**What is expected**
Every line below that mentions the word "with" should be copied out.

+++ Supplied material

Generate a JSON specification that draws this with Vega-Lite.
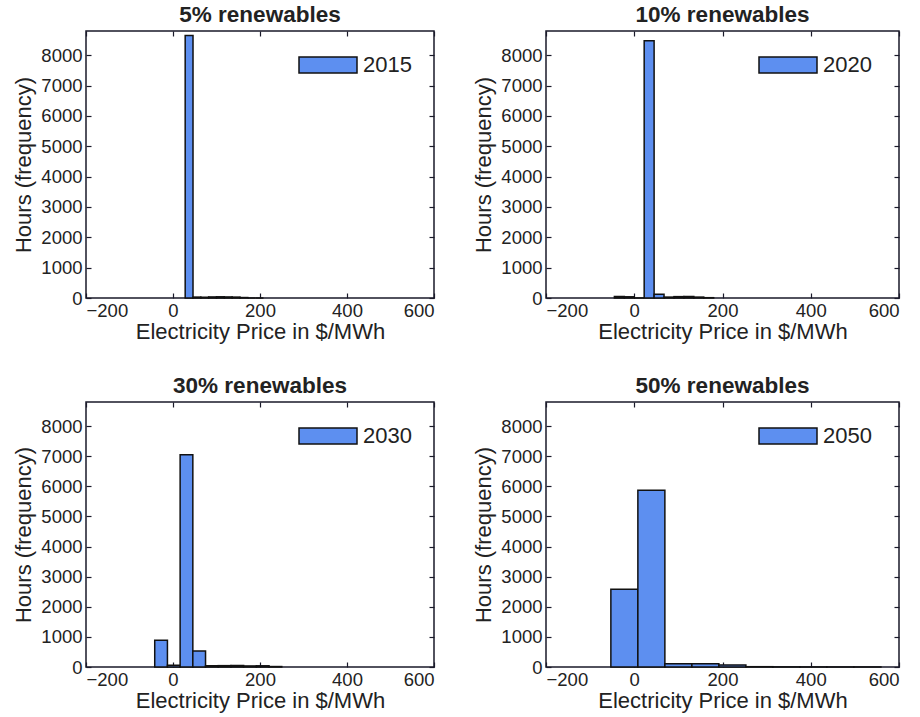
{
  "$schema": "https://vega.github.io/schema/vega-lite/v6.json",
  "padding": {"left": 12, "top": 3, "right": 0, "bottom": 0},
  "background": "white",
  "datasets": {
    "bins": [
      {"panel": 1, "year": "2015", "lo": 28, "hi": 46, "hours": 8650},
      {"panel": 1, "year": "2015", "lo": 46, "hi": 64, "hours": 30},
      {"panel": 1, "year": "2015", "lo": 64, "hi": 82, "hours": 25},
      {"panel": 1, "year": "2015", "lo": 82, "hi": 100, "hours": 35},
      {"panel": 1, "year": "2015", "lo": 100, "hi": 118, "hours": 40},
      {"panel": 1, "year": "2015", "lo": 118, "hi": 136, "hours": 35},
      {"panel": 1, "year": "2015", "lo": 136, "hi": 154, "hours": 30},
      {"panel": 1, "year": "2015", "lo": 154, "hi": 172, "hours": 15},
      {"panel": 1, "year": "2015", "lo": 172, "hi": 190, "hours": 0},
      {"panel": 1, "year": "2015", "lo": 190, "hi": 208, "hours": 0},
      {"panel": 2, "year": "2020", "lo": -45, "hi": -22.5, "hours": 50},
      {"panel": 2, "year": "2020", "lo": -22.5, "hi": 0, "hours": 40},
      {"panel": 2, "year": "2020", "lo": 0, "hi": 22.5, "hours": 0},
      {"panel": 2, "year": "2020", "lo": 22.5, "hi": 45, "hours": 8480},
      {"panel": 2, "year": "2020", "lo": 45, "hi": 67.5, "hours": 120},
      {"panel": 2, "year": "2020", "lo": 67.5, "hi": 90, "hours": 30},
      {"panel": 2, "year": "2020", "lo": 90, "hi": 112.5, "hours": 45},
      {"panel": 2, "year": "2020", "lo": 112.5, "hi": 135, "hours": 50},
      {"panel": 2, "year": "2020", "lo": 135, "hi": 157.5, "hours": 30},
      {"panel": 2, "year": "2020", "lo": 157.5, "hi": 180, "hours": 10},
      {"panel": 3, "year": "2030", "lo": -42, "hi": -12.8, "hours": 890},
      {"panel": 3, "year": "2030", "lo": -12.8, "hi": 16.4, "hours": 60},
      {"panel": 3, "year": "2030", "lo": 16.4, "hi": 45.6, "hours": 7050},
      {"panel": 3, "year": "2030", "lo": 45.6, "hi": 74.8, "hours": 530},
      {"panel": 3, "year": "2030", "lo": 74.8, "hi": 104, "hours": 40},
      {"panel": 3, "year": "2030", "lo": 104, "hi": 133.2, "hours": 45},
      {"panel": 3, "year": "2030", "lo": 133.2, "hi": 162.4, "hours": 50},
      {"panel": 3, "year": "2030", "lo": 162.4, "hi": 191.6, "hours": 35},
      {"panel": 3, "year": "2030", "lo": 191.6, "hi": 220.8, "hours": 40},
      {"panel": 3, "year": "2030", "lo": 220.8, "hi": 250, "hours": 15},
      {"panel": 4, "year": "2050", "lo": -53, "hi": 8.2, "hours": 2580},
      {"panel": 4, "year": "2050", "lo": 8.2, "hi": 69.4, "hours": 5870},
      {"panel": 4, "year": "2050", "lo": 69.4, "hi": 130.6, "hours": 110},
      {"panel": 4, "year": "2050", "lo": 130.6, "hi": 191.8, "hours": 110},
      {"panel": 4, "year": "2050", "lo": 191.8, "hi": 253, "hours": 70},
      {"panel": 4, "year": "2050", "lo": 253, "hi": 314.2, "hours": 10},
      {"panel": 4, "year": "2050", "lo": 314.2, "hi": 375.4, "hours": 5},
      {"panel": 4, "year": "2050", "lo": 375.4, "hi": 436.6, "hours": 3},
      {"panel": 4, "year": "2050", "lo": 436.6, "hi": 497.8, "hours": 2},
      {"panel": 4, "year": "2050", "lo": 497.8, "hi": 559, "hours": 2}
    ]
  },
  "data": {"name": "bins"},
  "config": {
    "font": "Liberation Sans",
    "view": {"stroke": "#1a1a2a", "strokeWidth": 1.5},
    "title": {"fontSize": 22.5, "fontWeight": "bold", "color": "#222", "offset": 4, "anchor": "middle"},
    "axis": {
      "domain": false,
      "grid": false,
      "tickSize": -5,
      "tickColor": "#1a1a2a",
      "tickWidth": 1.2,
      "format": "d",
      "labelFont": "Liberation Sans",
      "labelFontSize": 18.5,
      "labelColor": "#222",
      "titleFont": "Liberation Sans",
      "titleFontSize": 22,
      "titleFontWeight": "normal",
      "titleColor": "#222"
    },
    "legend": {
      "orient": "none",
      "legendX": 212,
      "legendY": 4,
      "title": null,
      "symbolType": "M-1,-0.28H1V0.28H-1Z",
      "symbolSize": 3364,
      "symbolStrokeColor": "#111",
      "symbolStrokeWidth": 1.5,
      "symbolOpacity": 1,
      "labelFontSize": 22,
      "labelColor": "#222",
      "labelOffset": 5,
      "padding": 0
    }
  },
  "vconcat": [
    {
      "hconcat": [
        {
          "title": "5% renewables",
          "width": 348, "height": 267,
          "transform": [{"filter": "datum.panel == 1"}],
          "layer": [
            {
              "mark": {"type": "bar", "stroke": "#111", "strokeWidth": 1.5, "opacity": 1},
              "encoding": {
                "x": {"field": "lo", "type": "quantitative", "scale": {"domain": [-200, 600], "nice": false, "zero": false}, "axis": {"orient": "bottom", "values": [-200, 0, 200, 400, 600], "labelPadding": 8, "titlePadding": 2}, "title": "Electricity Price in $/MWh"},
                "x2": {"field": "hi"},
                "y": {"field": "hours", "type": "quantitative", "scale": {"domain": [0, 8800], "nice": false}, "axis": {"orient": "left", "values": [0, 1000, 2000, 3000, 4000, 5000, 6000, 7000, 8000], "labelPadding": 9, "titlePadding": 5}, "title": "Hours (frequency)"},
                "y2": {"datum": 0},
                "color": {"field": "year", "type": "nominal", "scale": {"range": ["#5d8ff0"]}}
              }
            },
            {
              "mark": {"type": "bar", "opacity": 0},
              "encoding": {
                "x": {"field": "lo", "type": "quantitative", "axis": {"orient": "top", "values": [-200, 0, 200, 400, 600], "labels": false, "title": null}},
                "x2": {"field": "hi"},
                "y": {"field": "hours", "type": "quantitative", "axis": {"orient": "right", "values": [0, 1000, 2000, 3000, 4000, 5000, 6000, 7000, 8000], "labels": false, "title": null}},
                "y2": {"datum": 0}
              }
            }
          ],
          "resolve": {"axis": {"x": "independent", "y": "independent"}}
        },
        {
          "title": "10% renewables",
          "width": 353, "height": 267,
          "transform": [{"filter": "datum.panel == 2"}],
          "layer": [
            {
              "mark": {"type": "bar", "stroke": "#111", "strokeWidth": 1.5, "opacity": 1},
              "encoding": {
                "x": {"field": "lo", "type": "quantitative", "scale": {"domain": [-200, 600], "nice": false, "zero": false}, "axis": {"orient": "bottom", "values": [-200, 0, 200, 400, 600], "labelPadding": 8, "titlePadding": 2}, "title": "Electricity Price in $/MWh"},
                "x2": {"field": "hi"},
                "y": {"field": "hours", "type": "quantitative", "scale": {"domain": [0, 8800], "nice": false}, "axis": {"orient": "left", "values": [0, 1000, 2000, 3000, 4000, 5000, 6000, 7000, 8000], "labelPadding": 9, "titlePadding": 5}, "title": "Hours (frequency)"},
                "y2": {"datum": 0},
                "color": {"field": "year", "type": "nominal", "scale": {"range": ["#5d8ff0"]}}
              }
            },
            {
              "mark": {"type": "bar", "opacity": 0},
              "encoding": {
                "x": {"field": "lo", "type": "quantitative", "axis": {"orient": "top", "values": [-200, 0, 200, 400, 600], "labels": false, "title": null}},
                "x2": {"field": "hi"},
                "y": {"field": "hours", "type": "quantitative", "axis": {"orient": "right", "values": [0, 1000, 2000, 3000, 4000, 5000, 6000, 7000, 8000], "labels": false, "title": null}},
                "y2": {"datum": 0}
              }
            }
          ],
          "resolve": {"axis": {"x": "independent", "y": "independent"}}
        }
      ],
      "spacing": 36,
      "resolve": {"scale": {"color": "independent"}, "legend": {"color": "independent"}}
    },
    {
      "hconcat": [
        {
          "title": "30% renewables",
          "width": 348, "height": 265,
          "transform": [{"filter": "datum.panel == 3"}],
          "layer": [
            {
              "mark": {"type": "bar", "stroke": "#111", "strokeWidth": 1.5, "opacity": 1},
              "encoding": {
                "x": {"field": "lo", "type": "quantitative", "scale": {"domain": [-200, 600], "nice": false, "zero": false}, "axis": {"orient": "bottom", "values": [-200, 0, 200, 400, 600], "labelPadding": 8, "titlePadding": 2}, "title": "Electricity Price in $/MWh"},
                "x2": {"field": "hi"},
                "y": {"field": "hours", "type": "quantitative", "scale": {"domain": [0, 8800], "nice": false}, "axis": {"orient": "left", "values": [0, 1000, 2000, 3000, 4000, 5000, 6000, 7000, 8000], "labelPadding": 9, "titlePadding": 5}, "title": "Hours (frequency)"},
                "y2": {"datum": 0},
                "color": {"field": "year", "type": "nominal", "scale": {"range": ["#5d8ff0"]}}
              }
            },
            {
              "mark": {"type": "bar", "opacity": 0},
              "encoding": {
                "x": {"field": "lo", "type": "quantitative", "axis": {"orient": "top", "values": [-200, 0, 200, 400, 600], "labels": false, "title": null}},
                "x2": {"field": "hi"},
                "y": {"field": "hours", "type": "quantitative", "axis": {"orient": "right", "values": [0, 1000, 2000, 3000, 4000, 5000, 6000, 7000, 8000], "labels": false, "title": null}},
                "y2": {"datum": 0}
              }
            }
          ],
          "resolve": {"axis": {"x": "independent", "y": "independent"}}
        },
        {
          "title": "50% renewables",
          "width": 353, "height": 265,
          "transform": [{"filter": "datum.panel == 4"}],
          "layer": [
            {
              "mark": {"type": "bar", "stroke": "#111", "strokeWidth": 1.5, "opacity": 1},
              "encoding": {
                "x": {"field": "lo", "type": "quantitative", "scale": {"domain": [-200, 600], "nice": false, "zero": false}, "axis": {"orient": "bottom", "values": [-200, 0, 200, 400, 600], "labelPadding": 8, "titlePadding": 2}, "title": "Electricity Price in $/MWh"},
                "x2": {"field": "hi"},
                "y": {"field": "hours", "type": "quantitative", "scale": {"domain": [0, 8800], "nice": false}, "axis": {"orient": "left", "values": [0, 1000, 2000, 3000, 4000, 5000, 6000, 7000, 8000], "labelPadding": 9, "titlePadding": 5}, "title": "Hours (frequency)"},
                "y2": {"datum": 0},
                "color": {"field": "year", "type": "nominal", "scale": {"range": ["#5d8ff0"]}}
              }
            },
            {
              "mark": {"type": "bar", "opacity": 0},
              "encoding": {
                "x": {"field": "lo", "type": "quantitative", "axis": {"orient": "top", "values": [-200, 0, 200, 400, 600], "labels": false, "title": null}},
                "x2": {"field": "hi"},
                "y": {"field": "hours", "type": "quantitative", "axis": {"orient": "right", "values": [0, 1000, 2000, 3000, 4000, 5000, 6000, 7000, 8000], "labels": false, "title": null}},
                "y2": {"datum": 0}
              }
            }
          ],
          "resolve": {"axis": {"x": "independent", "y": "independent"}}
        }
      ],
      "spacing": 36,
      "resolve": {"scale": {"color": "independent"}, "legend": {"color": "independent"}}
    }
  ],
  "spacing": 30,
  "resolve": {"scale": {"color": "independent"}, "legend": {"color": "independent"}}
}
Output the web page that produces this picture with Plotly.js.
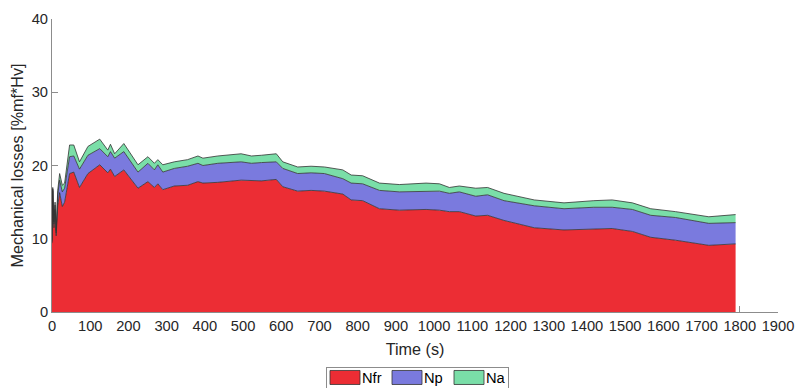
<!DOCTYPE html>
<html>
<head>
<meta charset="utf-8">
<script src="https://cdn.plot.ly/plotly-3.0.1.min.js"></script>
<style>html,body{margin:0;padding:0;background:#fff;}#chart{width:798px;height:388px;}</style>
</head>
<body>
<div id="chart"></div>
<script>
const seriesNames = ['Nfr', 'Np', 'Na'];
const time = [0,2,5,8,11,15,20,27,33,46,57,72,94,125,146,153,164,188,225,251,268,277,290,320,355,382,395,417,434,495,522,548,587,604,643,678,713,761,783,813,857,909,979,1014,1040,1066,1109,1140,1183,1262,1340,1418,1466,1519,1567,1632,1719,1789];
const nfr = [9.4,16.6,11.5,14.0,10.4,14.5,16.3,14.4,15.0,18.9,19.1,17.0,18.9,20.1,19.0,19.5,18.5,19.4,16.9,17.8,17.0,17.5,16.7,17.2,17.3,17.8,17.6,17.6,17.7,18.0,18.0,17.9,18.1,17.1,16.5,16.6,16.5,16.1,15.3,15.2,14.1,13.9,14.0,13.9,13.7,13.7,13.1,13.2,12.5,11.5,11.2,11.3,11.4,11.0,10.2,9.8,9.1,9.3];
const np = [0.2,0.2,0.5,0.6,0.4,1.5,1.7,2.0,1.9,2.3,2.2,2.5,2.5,2.2,2.2,2.4,2.5,2.5,2.2,2.5,2.4,2.6,2.4,2.4,2.6,2.5,2.4,2.6,2.6,2.5,2.3,2.5,2.4,2.5,2.4,2.4,2.4,2.1,2.3,2.3,2.5,2.5,2.5,2.6,2.5,2.7,2.7,2.8,2.7,3.0,2.9,3.0,2.9,3.0,3.0,3.1,3.0,2.9];
const na = [0.2,0.2,0.3,0.4,0.3,0.6,0.9,0.9,0.7,1.6,1.5,1.0,1.2,1.3,0.9,1.0,0.6,1.1,1.0,0.9,0.9,0.7,1.0,0.9,0.9,1.0,1.0,1.0,1.0,1.1,1.0,1.0,1.1,0.9,0.9,0.9,0.9,1.2,1.1,1.1,1.0,1.0,1.1,1.0,0.8,0.8,1.1,1.0,1.0,0.8,0.8,0.9,1.0,0.9,0.9,0.8,0.9,1.1];
const xTicks = [0,100,200,300,400,500,600,700,800,900,1000,1100,1200,1300,1400,1500,1600,1700,1800,1900];
const yTicks = [0,10,20,30,40];

const colors = ['rgb(236,45,52)', 'rgb(122,122,222)', 'rgb(122,222,168)'];
const values = [nfr, np, na];
const traces = values.map((v, i) => ({
  type: 'scatter', mode: 'lines', x: time, y: v, name: seriesNames[i],
  stackgroup: 'one', fillcolor: colors[i],
  line: {color: 'rgb(50,50,50)', width: 0.8}
}));

const font = {family: 'Liberation Sans, Arial, sans-serif', color: '#262626', size: 14.7};
const layout = {
  width: 798, height: 388,
  margin: {l: 52, r: 20, t: 19, b: 76, autoexpand: false},
  paper_bgcolor: '#fff', plot_bgcolor: '#fff',
  font: font,
  showlegend: true,
  legend: {orientation: 'h', x: 0.5, xanchor: 'center', y: -0.225, yanchor: 'middle',
           bordercolor: '#8c8c8c', borderwidth: 1, font: {family: font.family, color: '#000', size: 14.7},
           traceorder: 'normal', entrywidth: 17, entrywidthmode: 'pixels', itemwidth: 30,
           tracegroupgap: 0},
  xaxis: {range: [0, 1900], tickvals: xTicks, ticktext: xTicks.map(String),
          showgrid: false, zeroline: false, showline: true, linecolor: '#8c8c8c', linewidth: 1,
          ticks: 'inside', ticklen: 6, tickcolor: '#8c8c8c', layer: 'below traces',
          title: {text: 'Time (s)', font: {size: 16.2}, standoff: 11}, automargin: false},
  yaxis: {range: [0, 40], tickvals: yTicks, ticktext: yTicks.map(String),
          showgrid: false, zeroline: false, showline: true, linecolor: '#8c8c8c', linewidth: 1,
          ticks: 'inside', ticklen: 6, tickcolor: '#8c8c8c', layer: 'below traces',
          title: {text: 'Mechanical losses [%mf*Hv]', font: {size: 16.2}, standoff: 4}, automargin: false}
};
Plotly.newPlot('chart', traces, layout, {staticPlot: true, displayModeBar: false}).then(gd => {
  // make legend swatches match the boxed rectangles of the reference
  gd.querySelectorAll('.legend .traces').forEach((g, i) => {
    const fill = g.querySelector('path.js-fill');
    if (fill) {
      fill.setAttribute('d', 'M8,-7h30v14h-30z');
      fill.style.fill = colors[i];
      fill.style.stroke = 'rgb(50,50,50)';
      fill.style.strokeWidth = '0.8px';
    }
    const line = g.querySelector('path.js-line');
    if (line) line.style.display = 'none';
  });
  // tighten the legend frame to the reference's size
  const bg = gd.querySelector('.legend rect.bg');
  if (bg) {
    const h = parseFloat(bg.getAttribute('height'));
    const w = parseFloat(bg.getAttribute('width'));
    const target = 21;
    bg.setAttribute('y', (parseFloat(bg.getAttribute('y') || 0) + (h - target) / 2).toString());
    bg.setAttribute('height', target.toString());
    bg.setAttribute('x', (parseFloat(bg.getAttribute('x') || 0) + 5).toString());
    bg.setAttribute('width', (w - 5).toString());
  }
});
</script>
</body>
</html>
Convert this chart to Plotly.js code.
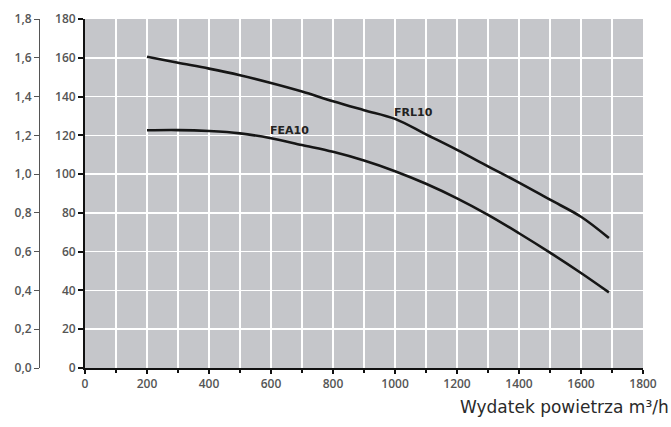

++++++

**Correct output**
Generate a JSON specification that draws this with Vega-Lite.
Output the web page that produces this picture with Plotly.js.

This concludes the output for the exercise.